Part of the key to Holly Williams’ success as a singer-songwriter is that it’s never been her mission to try and live up to the legacy cast by her famous and prolific father and grandfather – Hank Jr. and Sr., respectively – nor has she spent a lot of time trying to live it down. The respect that Holly has garnered as an artist over the course of many years spent building an international fan base, and the release of two acclaimed albums, 2004’s The Ones We Never Knew (Universal South) and 2009’s Here With Me (Mercury Records), has come on her own terms, based on her own sound. Indeed, to paraphrase Freud, sometimes a last name is just a last name.
The Highway finds the 31-year-old artist putting a distinctly personal spin on universal themes like love, loss, conflict, family and desire. The Highway is heavy with references to memories of simpler times and beloved relatives; ruminations on lives destroyed by addiction; our shared need to love and be loved; and an earnest longing for the road.

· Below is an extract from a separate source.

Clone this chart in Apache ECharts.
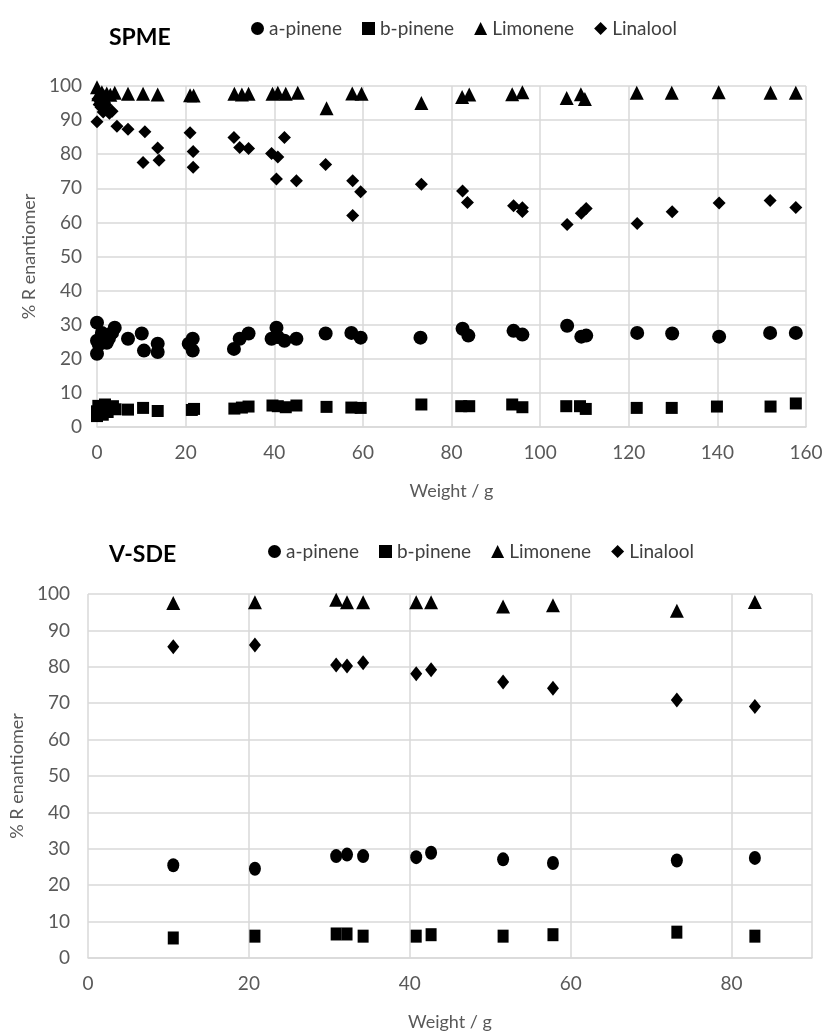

Holly spent nine months recording The Highway, which she self-financed and will release independently. Just because she went independent on this one doesn’t mean she was by herself. Throughout the process, the Nashville-based songwriter was surrounded by a hyper-talented supporting cast, including co-producer Charlie Peacock (The Civil Wars), her multi-instrumentalist husband Chris Coleman, bassist Glenn Worff (Mark Knopfler), pedal steel guru Dan Dugmore (James Taylor, Stevie Nicks), and friends like Dierks Bentley, Jakob Dylan, Jackson Browne and Gwyneth Paltrow who all make guest appearances on the record.